The conference was organized to commemorate the 10th anniversary of the Durban I conference, which took place in Durban, South Africa. It was widely denounced as an anti- Semitic, UN-sponsored event that singled out Jews and Israel in order to attack them, including calls to eliminate Israel.

The United States, Canada, Israel, Czech Republic, Italy and the Netherlands already announced plans to boycott Durban III.

Germany in particular has come under a lot of pressure to denounce the conference.

Dieter Graumann, the head of the Central Council of Jews in Germany told the DAPD wire service that the “German government has up until now remained silent,” and the Durban III conference is a “festival of hostility toward Jews.” He said “Germany ought to not give this campaign of hate the appearance of legitimacy.”

Graumann highlighted the presence of Iranian President Mahmoud Ahmadinejad at the Durban II conference in Geneva in 2009. Ahmadinejad denied the Holocaust and called for Israel’s destruction.

The American Jewish Committee on Tuesday lauded the decision and called on other nations to follow suit.

“AJC applauds the principled decision of the Australian government, led by Prime Minister Gillard, to skip next month’s event,” said AJC Executive Director David Harris.

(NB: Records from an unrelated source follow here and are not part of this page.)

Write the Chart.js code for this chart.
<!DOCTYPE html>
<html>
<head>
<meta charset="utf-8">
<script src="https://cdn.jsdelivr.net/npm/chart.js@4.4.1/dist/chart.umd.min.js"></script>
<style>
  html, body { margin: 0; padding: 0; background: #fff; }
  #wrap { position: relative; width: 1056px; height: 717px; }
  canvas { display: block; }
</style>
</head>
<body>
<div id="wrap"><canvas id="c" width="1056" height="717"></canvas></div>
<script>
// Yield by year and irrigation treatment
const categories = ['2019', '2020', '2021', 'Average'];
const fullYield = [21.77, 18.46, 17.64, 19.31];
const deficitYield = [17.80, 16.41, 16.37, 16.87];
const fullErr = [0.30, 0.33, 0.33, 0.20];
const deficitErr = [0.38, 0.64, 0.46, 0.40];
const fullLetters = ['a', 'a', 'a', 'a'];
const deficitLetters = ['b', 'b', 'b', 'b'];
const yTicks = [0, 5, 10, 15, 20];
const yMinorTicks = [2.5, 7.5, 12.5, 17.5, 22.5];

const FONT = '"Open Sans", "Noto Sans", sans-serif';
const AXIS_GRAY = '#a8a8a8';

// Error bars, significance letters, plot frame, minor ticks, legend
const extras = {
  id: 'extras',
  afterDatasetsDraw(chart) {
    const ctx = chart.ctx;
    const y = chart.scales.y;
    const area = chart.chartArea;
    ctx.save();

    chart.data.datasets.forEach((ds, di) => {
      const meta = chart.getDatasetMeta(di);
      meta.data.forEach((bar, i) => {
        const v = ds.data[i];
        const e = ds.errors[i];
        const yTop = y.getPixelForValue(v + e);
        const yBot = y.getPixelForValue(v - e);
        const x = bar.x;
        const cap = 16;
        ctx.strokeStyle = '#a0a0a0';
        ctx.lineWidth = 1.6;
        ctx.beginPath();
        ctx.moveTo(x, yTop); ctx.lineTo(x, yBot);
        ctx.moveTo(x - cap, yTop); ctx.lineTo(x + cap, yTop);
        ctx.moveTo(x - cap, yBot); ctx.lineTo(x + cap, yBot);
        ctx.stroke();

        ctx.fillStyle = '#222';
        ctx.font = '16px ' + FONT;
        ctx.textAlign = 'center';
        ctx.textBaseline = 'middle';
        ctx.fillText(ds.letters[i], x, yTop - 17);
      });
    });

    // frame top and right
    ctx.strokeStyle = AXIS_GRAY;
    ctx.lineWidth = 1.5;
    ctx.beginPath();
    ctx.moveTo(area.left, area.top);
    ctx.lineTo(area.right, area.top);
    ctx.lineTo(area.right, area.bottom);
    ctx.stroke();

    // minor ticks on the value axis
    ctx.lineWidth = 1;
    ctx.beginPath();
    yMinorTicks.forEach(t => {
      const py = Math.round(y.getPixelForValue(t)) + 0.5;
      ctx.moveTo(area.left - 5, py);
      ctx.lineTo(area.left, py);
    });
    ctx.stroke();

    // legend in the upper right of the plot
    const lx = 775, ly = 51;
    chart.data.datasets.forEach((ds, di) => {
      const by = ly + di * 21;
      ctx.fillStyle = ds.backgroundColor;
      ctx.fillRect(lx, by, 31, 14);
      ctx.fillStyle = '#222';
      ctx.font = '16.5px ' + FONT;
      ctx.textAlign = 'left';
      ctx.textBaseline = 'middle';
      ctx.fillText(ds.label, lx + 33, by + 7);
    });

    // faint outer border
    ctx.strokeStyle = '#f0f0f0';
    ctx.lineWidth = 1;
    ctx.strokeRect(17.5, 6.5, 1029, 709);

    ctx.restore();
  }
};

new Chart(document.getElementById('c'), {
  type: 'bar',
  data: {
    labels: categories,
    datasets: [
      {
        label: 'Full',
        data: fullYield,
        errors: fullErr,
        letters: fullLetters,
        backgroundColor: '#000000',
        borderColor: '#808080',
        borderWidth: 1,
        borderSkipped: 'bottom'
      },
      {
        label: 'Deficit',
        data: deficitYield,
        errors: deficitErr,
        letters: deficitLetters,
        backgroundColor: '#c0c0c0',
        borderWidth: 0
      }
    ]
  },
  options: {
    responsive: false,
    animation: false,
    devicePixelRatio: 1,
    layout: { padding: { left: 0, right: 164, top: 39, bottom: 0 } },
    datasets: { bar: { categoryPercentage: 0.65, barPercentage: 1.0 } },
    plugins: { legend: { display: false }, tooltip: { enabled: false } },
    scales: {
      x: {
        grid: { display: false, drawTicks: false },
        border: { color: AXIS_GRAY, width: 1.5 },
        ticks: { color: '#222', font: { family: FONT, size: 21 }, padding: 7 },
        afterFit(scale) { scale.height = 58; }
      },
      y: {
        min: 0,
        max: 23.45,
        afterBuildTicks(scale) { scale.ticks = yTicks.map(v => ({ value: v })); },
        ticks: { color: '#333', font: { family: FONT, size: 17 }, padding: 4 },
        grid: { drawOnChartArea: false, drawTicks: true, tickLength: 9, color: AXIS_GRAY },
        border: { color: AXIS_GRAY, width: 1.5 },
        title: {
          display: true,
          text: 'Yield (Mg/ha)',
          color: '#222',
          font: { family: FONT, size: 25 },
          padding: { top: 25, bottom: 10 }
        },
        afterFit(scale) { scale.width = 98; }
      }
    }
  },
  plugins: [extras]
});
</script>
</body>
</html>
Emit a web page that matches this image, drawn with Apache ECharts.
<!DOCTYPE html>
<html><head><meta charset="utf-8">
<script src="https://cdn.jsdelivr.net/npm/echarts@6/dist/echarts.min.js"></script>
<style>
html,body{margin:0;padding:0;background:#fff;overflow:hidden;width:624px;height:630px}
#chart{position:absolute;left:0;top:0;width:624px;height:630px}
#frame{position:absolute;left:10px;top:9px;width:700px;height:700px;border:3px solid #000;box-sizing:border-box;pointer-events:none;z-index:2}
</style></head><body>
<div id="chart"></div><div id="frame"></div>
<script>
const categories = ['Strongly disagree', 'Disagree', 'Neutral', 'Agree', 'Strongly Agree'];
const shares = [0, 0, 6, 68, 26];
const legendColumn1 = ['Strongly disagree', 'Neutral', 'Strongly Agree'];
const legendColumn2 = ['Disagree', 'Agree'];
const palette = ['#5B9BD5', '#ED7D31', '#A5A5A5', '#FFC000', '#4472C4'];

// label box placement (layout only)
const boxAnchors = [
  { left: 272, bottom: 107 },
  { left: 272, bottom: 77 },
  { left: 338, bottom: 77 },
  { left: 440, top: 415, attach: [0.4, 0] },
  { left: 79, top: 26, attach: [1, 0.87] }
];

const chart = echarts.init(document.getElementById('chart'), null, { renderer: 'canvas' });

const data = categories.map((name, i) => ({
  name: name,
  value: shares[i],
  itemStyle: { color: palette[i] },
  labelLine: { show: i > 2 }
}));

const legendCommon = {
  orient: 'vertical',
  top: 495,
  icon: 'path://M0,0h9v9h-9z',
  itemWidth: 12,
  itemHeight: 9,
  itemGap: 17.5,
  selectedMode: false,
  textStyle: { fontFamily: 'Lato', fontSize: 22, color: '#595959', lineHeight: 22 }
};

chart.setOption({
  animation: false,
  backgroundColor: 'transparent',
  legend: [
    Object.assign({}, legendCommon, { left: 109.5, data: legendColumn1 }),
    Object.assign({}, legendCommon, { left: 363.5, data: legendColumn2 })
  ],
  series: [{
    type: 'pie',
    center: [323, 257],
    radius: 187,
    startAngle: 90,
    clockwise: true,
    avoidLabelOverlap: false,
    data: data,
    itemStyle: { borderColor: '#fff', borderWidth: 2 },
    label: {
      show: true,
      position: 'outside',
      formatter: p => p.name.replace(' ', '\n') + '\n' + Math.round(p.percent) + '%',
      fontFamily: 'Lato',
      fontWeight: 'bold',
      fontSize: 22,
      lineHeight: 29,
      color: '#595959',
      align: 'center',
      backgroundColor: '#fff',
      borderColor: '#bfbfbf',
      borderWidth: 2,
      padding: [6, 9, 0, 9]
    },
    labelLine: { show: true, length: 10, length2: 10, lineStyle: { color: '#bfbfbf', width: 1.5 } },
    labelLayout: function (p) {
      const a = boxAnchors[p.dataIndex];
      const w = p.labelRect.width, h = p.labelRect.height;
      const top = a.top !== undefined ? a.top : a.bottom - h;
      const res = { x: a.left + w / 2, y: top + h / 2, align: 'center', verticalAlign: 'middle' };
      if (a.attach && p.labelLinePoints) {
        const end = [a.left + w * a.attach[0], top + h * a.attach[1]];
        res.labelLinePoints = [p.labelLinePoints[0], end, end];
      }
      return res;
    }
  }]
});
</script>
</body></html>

“Australia is a vibrant, multicultural country committed to the struggle against racism. Like the other nations that have decided not to participate, however, Canberra understood clearly that this UN initiative had been hijacked at its inception 10 years ago by those seeking to turn it into yet another forum for bashing Israel.

“Our hope is that other democratic nations will consider the laudable position of Australia, and the other six countries, and reach a similar conclusion, thus further denying the September 22 gathering the legitimacy it seeks.”